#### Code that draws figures
- - - - - - -

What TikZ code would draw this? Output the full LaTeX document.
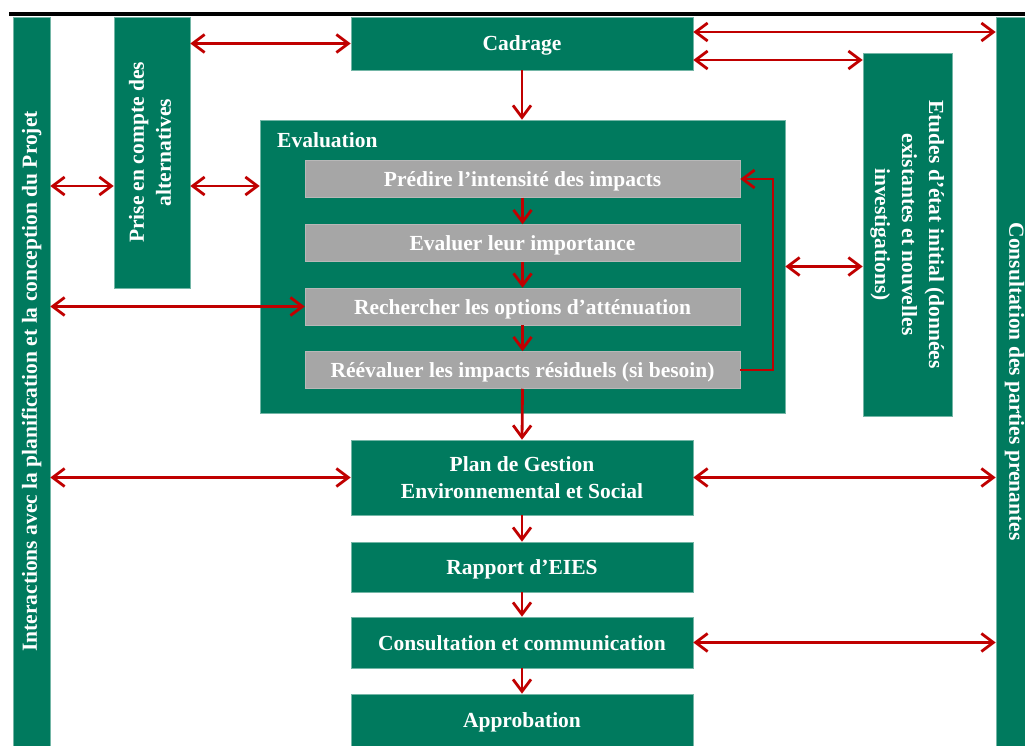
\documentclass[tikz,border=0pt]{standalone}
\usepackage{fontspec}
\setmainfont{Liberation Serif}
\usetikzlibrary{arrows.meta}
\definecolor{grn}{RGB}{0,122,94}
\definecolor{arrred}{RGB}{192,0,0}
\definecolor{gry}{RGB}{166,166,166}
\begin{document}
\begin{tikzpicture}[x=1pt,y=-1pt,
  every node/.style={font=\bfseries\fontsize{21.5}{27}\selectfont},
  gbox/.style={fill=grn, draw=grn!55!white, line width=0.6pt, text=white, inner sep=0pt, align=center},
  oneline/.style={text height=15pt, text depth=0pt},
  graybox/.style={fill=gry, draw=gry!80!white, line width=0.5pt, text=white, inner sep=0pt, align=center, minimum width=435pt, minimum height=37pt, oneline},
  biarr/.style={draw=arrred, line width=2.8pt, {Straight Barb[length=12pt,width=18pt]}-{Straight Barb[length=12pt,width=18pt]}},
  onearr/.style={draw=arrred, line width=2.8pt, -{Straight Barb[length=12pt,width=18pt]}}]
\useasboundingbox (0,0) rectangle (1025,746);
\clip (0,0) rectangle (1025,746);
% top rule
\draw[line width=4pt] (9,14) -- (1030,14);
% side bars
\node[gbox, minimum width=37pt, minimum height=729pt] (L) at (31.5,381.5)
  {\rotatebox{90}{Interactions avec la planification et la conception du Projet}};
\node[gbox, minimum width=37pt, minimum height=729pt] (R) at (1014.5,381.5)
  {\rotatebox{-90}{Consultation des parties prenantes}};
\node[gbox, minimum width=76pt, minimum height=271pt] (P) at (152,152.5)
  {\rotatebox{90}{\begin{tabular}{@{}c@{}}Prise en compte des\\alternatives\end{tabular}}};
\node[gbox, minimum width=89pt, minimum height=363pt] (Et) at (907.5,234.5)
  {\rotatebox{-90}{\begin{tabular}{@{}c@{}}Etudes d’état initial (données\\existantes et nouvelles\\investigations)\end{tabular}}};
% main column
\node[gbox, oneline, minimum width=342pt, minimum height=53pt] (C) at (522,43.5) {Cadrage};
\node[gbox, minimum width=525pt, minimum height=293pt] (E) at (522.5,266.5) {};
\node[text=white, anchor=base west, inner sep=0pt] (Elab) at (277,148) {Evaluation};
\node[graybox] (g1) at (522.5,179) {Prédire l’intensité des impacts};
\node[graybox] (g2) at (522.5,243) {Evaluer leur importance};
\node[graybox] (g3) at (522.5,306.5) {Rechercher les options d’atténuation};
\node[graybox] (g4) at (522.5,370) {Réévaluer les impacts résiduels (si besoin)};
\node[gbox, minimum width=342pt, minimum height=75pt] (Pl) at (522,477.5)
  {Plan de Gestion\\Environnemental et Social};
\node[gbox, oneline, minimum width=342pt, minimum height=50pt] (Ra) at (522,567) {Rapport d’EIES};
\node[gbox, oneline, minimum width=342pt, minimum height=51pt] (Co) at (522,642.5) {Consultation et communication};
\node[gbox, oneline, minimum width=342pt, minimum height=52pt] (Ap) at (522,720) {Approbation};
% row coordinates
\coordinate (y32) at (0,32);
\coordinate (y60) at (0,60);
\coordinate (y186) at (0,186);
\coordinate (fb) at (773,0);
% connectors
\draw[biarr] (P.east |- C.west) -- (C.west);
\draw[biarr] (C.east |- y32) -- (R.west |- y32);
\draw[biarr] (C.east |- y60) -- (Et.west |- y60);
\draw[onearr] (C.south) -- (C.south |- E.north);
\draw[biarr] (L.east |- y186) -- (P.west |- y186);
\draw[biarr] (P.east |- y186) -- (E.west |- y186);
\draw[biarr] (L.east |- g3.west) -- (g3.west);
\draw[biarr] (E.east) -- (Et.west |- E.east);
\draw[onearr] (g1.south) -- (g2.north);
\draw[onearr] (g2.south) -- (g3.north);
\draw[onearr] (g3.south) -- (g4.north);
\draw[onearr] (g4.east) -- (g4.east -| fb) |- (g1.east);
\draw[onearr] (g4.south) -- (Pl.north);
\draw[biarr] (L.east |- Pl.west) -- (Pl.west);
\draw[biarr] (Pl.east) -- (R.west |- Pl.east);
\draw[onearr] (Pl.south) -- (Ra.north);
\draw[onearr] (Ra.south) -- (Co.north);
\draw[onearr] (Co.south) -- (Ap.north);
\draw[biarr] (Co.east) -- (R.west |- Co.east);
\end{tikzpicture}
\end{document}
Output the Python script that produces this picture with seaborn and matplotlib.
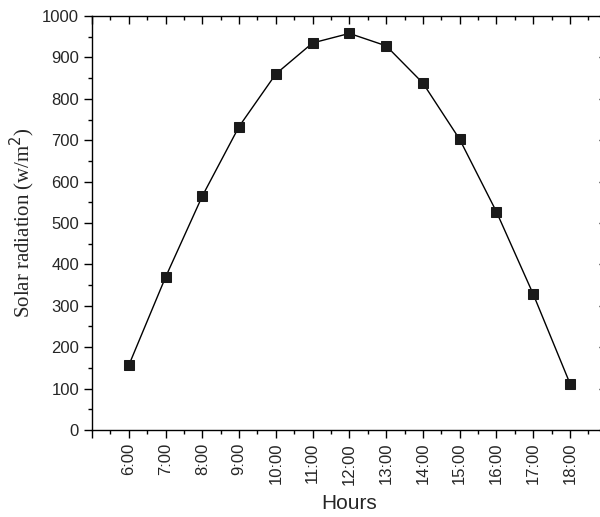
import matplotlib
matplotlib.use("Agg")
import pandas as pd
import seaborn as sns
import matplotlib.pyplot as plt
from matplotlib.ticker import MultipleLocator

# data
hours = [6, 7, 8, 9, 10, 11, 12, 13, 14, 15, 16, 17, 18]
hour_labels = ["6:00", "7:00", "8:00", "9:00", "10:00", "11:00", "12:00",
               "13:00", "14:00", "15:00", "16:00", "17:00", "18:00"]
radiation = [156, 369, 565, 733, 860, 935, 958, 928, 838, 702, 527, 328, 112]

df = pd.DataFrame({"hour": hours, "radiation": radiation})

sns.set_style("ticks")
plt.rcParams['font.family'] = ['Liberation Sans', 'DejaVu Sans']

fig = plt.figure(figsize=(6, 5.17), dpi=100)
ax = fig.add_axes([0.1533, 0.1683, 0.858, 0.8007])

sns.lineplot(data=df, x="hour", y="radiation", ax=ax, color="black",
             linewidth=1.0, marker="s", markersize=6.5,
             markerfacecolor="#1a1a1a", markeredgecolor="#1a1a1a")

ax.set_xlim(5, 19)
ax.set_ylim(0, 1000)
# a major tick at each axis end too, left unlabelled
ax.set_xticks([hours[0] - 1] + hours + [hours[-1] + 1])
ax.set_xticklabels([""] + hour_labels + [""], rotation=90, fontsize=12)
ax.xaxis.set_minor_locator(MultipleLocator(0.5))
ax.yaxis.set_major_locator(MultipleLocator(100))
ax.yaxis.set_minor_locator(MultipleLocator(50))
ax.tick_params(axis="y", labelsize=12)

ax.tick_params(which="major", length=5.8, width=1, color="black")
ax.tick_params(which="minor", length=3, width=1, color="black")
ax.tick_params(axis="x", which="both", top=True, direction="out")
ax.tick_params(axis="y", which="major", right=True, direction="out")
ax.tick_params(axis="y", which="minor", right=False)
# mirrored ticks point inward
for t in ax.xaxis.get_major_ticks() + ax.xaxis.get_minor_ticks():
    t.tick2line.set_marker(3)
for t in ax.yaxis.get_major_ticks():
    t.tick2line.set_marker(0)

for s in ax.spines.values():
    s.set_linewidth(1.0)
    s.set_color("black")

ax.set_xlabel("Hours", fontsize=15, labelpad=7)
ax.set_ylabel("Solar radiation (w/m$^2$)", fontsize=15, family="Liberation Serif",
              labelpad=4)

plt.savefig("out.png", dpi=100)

- - - - - - -

Write out the entries above verbatim; the pictures do not belong in your copy.

What TikZ code would draw this? Output the full LaTeX document.
\documentclass[tikz,border=0pt]{standalone}
\usepackage{fontspec}
\setmainfont{Liberation Serif}
\usetikzlibrary{arrows.meta}
\definecolor{grn}{RGB}{0,122,94}
\definecolor{arrred}{RGB}{192,0,0}
\definecolor{gry}{RGB}{166,166,166}
\begin{document}
\begin{tikzpicture}[x=1pt,y=-1pt,
  every node/.style={font=\bfseries\fontsize{21.5}{27}\selectfont},
  gbox/.style={fill=grn, draw=grn!55!white, line width=0.6pt, text=white, inner sep=0pt, align=center},
  oneline/.style={text height=15pt, text depth=0pt},
  graybox/.style={fill=gry, draw=gry!80!white, line width=0.5pt, text=white, inner sep=0pt, align=center, minimum width=435pt, minimum height=37pt, oneline},
  biarr/.style={draw=arrred, line width=2.8pt, {Straight Barb[length=12pt,width=18pt]}-{Straight Barb[length=12pt,width=18pt]}},
  onearr/.style={draw=arrred, line width=2.8pt, -{Straight Barb[length=12pt,width=18pt]}}]
\useasboundingbox (0,0) rectangle (1025,746);
\clip (0,0) rectangle (1025,746);
% top rule
\draw[line width=4pt] (9,14) -- (1030,14);
% side bars
\node[gbox, minimum width=37pt, minimum height=729pt] (L) at (31.5,381.5)
  {\rotatebox{90}{Interactions avec la planification et la conception du Projet}};
\node[gbox, minimum width=37pt, minimum height=729pt] (R) at (1014.5,381.5)
  {\rotatebox{-90}{Consultation des parties prenantes}};
\node[gbox, minimum width=76pt, minimum height=271pt] (P) at (152,152.5)
  {\rotatebox{90}{\begin{tabular}{@{}c@{}}Prise en compte des\\alternatives\end{tabular}}};
\node[gbox, minimum width=89pt, minimum height=363pt] (Et) at (907.5,234.5)
  {\rotatebox{-90}{\begin{tabular}{@{}c@{}}Etudes d’état initial (données\\existantes et nouvelles\\investigations)\end{tabular}}};
% main column
\node[gbox, oneline, minimum width=342pt, minimum height=53pt] (C) at (522,43.5) {Cadrage};
\node[gbox, minimum width=525pt, minimum height=293pt] (E) at (522.5,266.5) {};
\node[text=white, anchor=base west, inner sep=0pt] (Elab) at (277,148) {Evaluation};
\node[graybox] (g1) at (522.5,179) {Prédire l’intensité des impacts};
\node[graybox] (g2) at (522.5,243) {Evaluer leur importance};
\node[graybox] (g3) at (522.5,306.5) {Rechercher les options d’atténuation};
\node[graybox] (g4) at (522.5,370) {Réévaluer les impacts résiduels (si besoin)};
\node[gbox, minimum width=342pt, minimum height=75pt] (Pl) at (522,477.5)
  {Plan de Gestion\\Environnemental et Social};
\node[gbox, oneline, minimum width=342pt, minimum height=50pt] (Ra) at (522,567) {Rapport d’EIES};
\node[gbox, oneline, minimum width=342pt, minimum height=51pt] (Co) at (522,642.5) {Consultation et communication};
\node[gbox, oneline, minimum width=342pt, minimum height=52pt] (Ap) at (522,720) {Approbation};
% row coordinates
\coordinate (y32) at (0,32);
\coordinate (y60) at (0,60);
\coordinate (y186) at (0,186);
\coordinate (fb) at (773,0);
% connectors
\draw[biarr] (P.east |- C.west) -- (C.west);
\draw[biarr] (C.east |- y32) -- (R.west |- y32);
\draw[biarr] (C.east |- y60) -- (Et.west |- y60);
\draw[onearr] (C.south) -- (C.south |- E.north);
\draw[biarr] (L.east |- y186) -- (P.west |- y186);
\draw[biarr] (P.east |- y186) -- (E.west |- y186);
\draw[biarr] (L.east |- g3.west) -- (g3.west);
\draw[biarr] (E.east) -- (Et.west |- E.east);
\draw[onearr] (g1.south) -- (g2.north);
\draw[onearr] (g2.south) -- (g3.north);
\draw[onearr] (g3.south) -- (g4.north);
\draw[onearr] (g4.east) -- (g4.east -| fb) |- (g1.east);
\draw[onearr] (g4.south) -- (Pl.north);
\draw[biarr] (L.east |- Pl.west) -- (Pl.west);
\draw[biarr] (Pl.east) -- (R.west |- Pl.east);
\draw[onearr] (Pl.south) -- (Ra.north);
\draw[onearr] (Ra.south) -- (Co.north);
\draw[onearr] (Co.south) -- (Ap.north);
\draw[biarr] (Co.east) -- (R.west |- Co.east);
\end{tikzpicture}
\end{document}
Output the Python script that produces this picture with seaborn and matplotlib.
import matplotlib
matplotlib.use("Agg")
import pandas as pd
import seaborn as sns
import matplotlib.pyplot as plt
from matplotlib.ticker import MultipleLocator

# data
hours = [6, 7, 8, 9, 10, 11, 12, 13, 14, 15, 16, 17, 18]
hour_labels = ["6:00", "7:00", "8:00", "9:00", "10:00", "11:00", "12:00",
               "13:00", "14:00", "15:00", "16:00", "17:00", "18:00"]
radiation = [156, 369, 565, 733, 860, 935, 958, 928, 838, 702, 527, 328, 112]

df = pd.DataFrame({"hour": hours, "radiation": radiation})

sns.set_style("ticks")
plt.rcParams['font.family'] = ['Liberation Sans', 'DejaVu Sans']

fig = plt.figure(figsize=(6, 5.17), dpi=100)
ax = fig.add_axes([0.1533, 0.1683, 0.858, 0.8007])

sns.lineplot(data=df, x="hour", y="radiation", ax=ax, color="black",
             linewidth=1.0, marker="s", markersize=6.5,
             markerfacecolor="#1a1a1a", markeredgecolor="#1a1a1a")

ax.set_xlim(5, 19)
ax.set_ylim(0, 1000)
# a major tick at each axis end too, left unlabelled
ax.set_xticks([hours[0] - 1] + hours + [hours[-1] + 1])
ax.set_xticklabels([""] + hour_labels + [""], rotation=90, fontsize=12)
ax.xaxis.set_minor_locator(MultipleLocator(0.5))
ax.yaxis.set_major_locator(MultipleLocator(100))
ax.yaxis.set_minor_locator(MultipleLocator(50))
ax.tick_params(axis="y", labelsize=12)

ax.tick_params(which="major", length=5.8, width=1, color="black")
ax.tick_params(which="minor", length=3, width=1, color="black")
ax.tick_params(axis="x", which="both", top=True, direction="out")
ax.tick_params(axis="y", which="major", right=True, direction="out")
ax.tick_params(axis="y", which="minor", right=False)
# mirrored ticks point inward
for t in ax.xaxis.get_major_ticks() + ax.xaxis.get_minor_ticks():
    t.tick2line.set_marker(3)
for t in ax.yaxis.get_major_ticks():
    t.tick2line.set_marker(0)

for s in ax.spines.values():
    s.set_linewidth(1.0)
    s.set_color("black")

ax.set_xlabel("Hours", fontsize=15, labelpad=7)
ax.set_ylabel("Solar radiation (w/m$^2$)", fontsize=15, family="Liberation Serif",
              labelpad=4)

plt.savefig("out.png", dpi=100)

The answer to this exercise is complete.